Peter Ustinov – Add a Dash of Pity
People remember Sir Peter Ustinov as one of the greatest actors of all time and for his tireless work for UNICEF. A few recall that he was also a playwright. His play ‘Romanoff and Juliette’ – a spoof of the Cold War – was a worldwide success and was made into a movie, and he wrote the screenplay and played the central character.
I will always remember him for his portrayal of Nero in “Quo Vadis,” which was one of the greatest performances of all time in a film based on one of the greatest novels of all time by the brilliant Henryk Sienkiewicz.
Very few know that Ustinov was also a writer of fiction, and that’s why a copy of his short stories titled “Add a Dash of Pity” is such a great find. I’ve been savoring these stories and thought I’d give you a sample:
In one story, Ustinov is writing about an avant-garde Hungarian composer who goes to Hollywood to write movie scores and is reduced to playing gypsy lullabies on his violin at a Hungarian restaurant. Ustinov writes this about his early years:
“At the end of World War I, a new spirit swept across the arts, a spirit chaotic, iconoclastic, and mechanical… Melody was displaced by rhythm; beauty by freakishness.
“Young Erhardt embraced the new creed with fervor. It spelled liberation from all academic responsibilities, from all the rigidity of which his father was so proud, He grew his hair very long, wore the expression of revolt permanently on his face, and set up house in a Budapest garret with a very dirty Romanian lady twice his age, who believed he could do no wrong.
“He caroused all night, talking black philosophy to his cronies while his mistress smoked knowingly from an immense cigarette holder, and during the day he wrote violent, formless, cruel music, occasionally making love as violent and as formless as his composition.
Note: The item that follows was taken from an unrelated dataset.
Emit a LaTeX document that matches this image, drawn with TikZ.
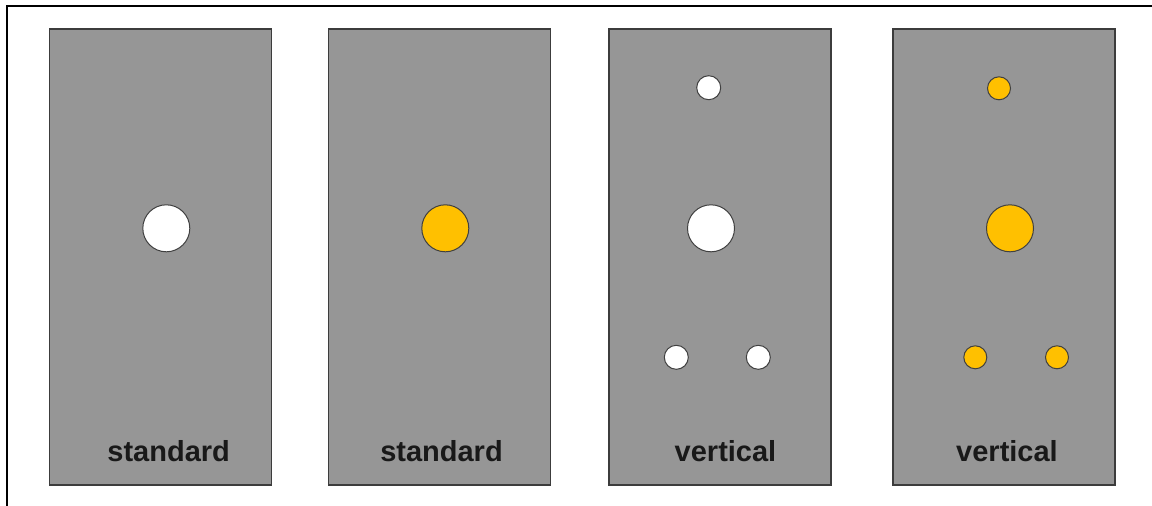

“His sonata for three drums was an immediate success and had the honor to be hissed at the annual meeting of the International Society for Contemporary Music. The news of this fiasco d’estime spread far and wide, and he was asked to lecture in America, which he did, marrying the Romanian lady for the sake of American morality.
“His symphonic poem, Test Bench, dedicated to the City of Cleveland, was hissed in that city, and the first performance of his opera for a single voice, accompanied by a double orchestra and a chorus of masked dancers, entitled Formula 21, caused a riot at the Metropolitan before the end of the first act.
“His appearance in Paris unleashed an equal furor. Here he divorced the Romanian lady for the sake of Parisian morality, although they continued living together, and the world premier of his concerto for musical saw and nine woodwinds caused a duel between two cabinet ministers, in the course of which one was seriously wounded.”